By 1814 the land campaign against Napoleon I's France, now fighting alone except for some contingents troops from the Confederation of the Rhine, was clearly defeated. Despite numerous rallying battles by Napoleon the Allied advance on Paris was unstoppable. Meanwhile the British Navy commenced the breaking down of the further walls of Napoleon's `Fortress Europe' that they had for so long blockaded. As part of this effort, on 5 January 1814 a squadron of 5 ships and 8 gunboats under Captain A. Farquhar in the frigate HMS Desirée forced entry into the town of Gluckstadt, in Schleswig-Holstein, and demolished its fortifications. 45 NGSMs were awarded with bars for this action in 1848.

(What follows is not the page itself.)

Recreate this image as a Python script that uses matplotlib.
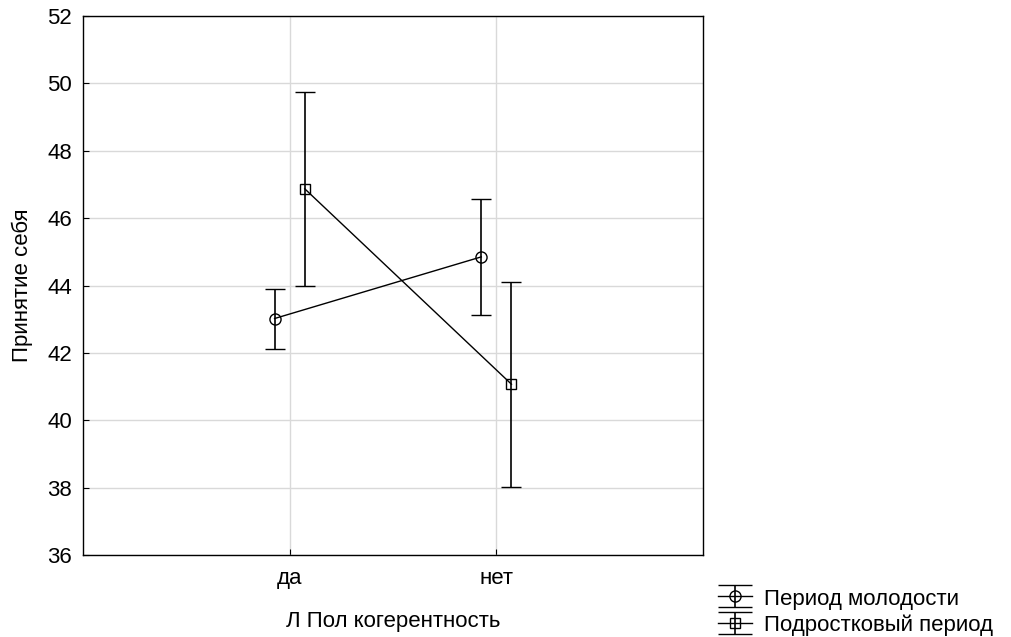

This example was awarded to Midshipman John P. Brouncker of the Desirée. His medal has suffered somewhat, and was at some point in its history mounted as a brooch, but his service in the campaign is verified and the Medals Roll confirms the award of the piece to him. Lester Watson bought it from the dealer Gifford at some point before 1928; it had previously been sold at Sotheby's in November 1910.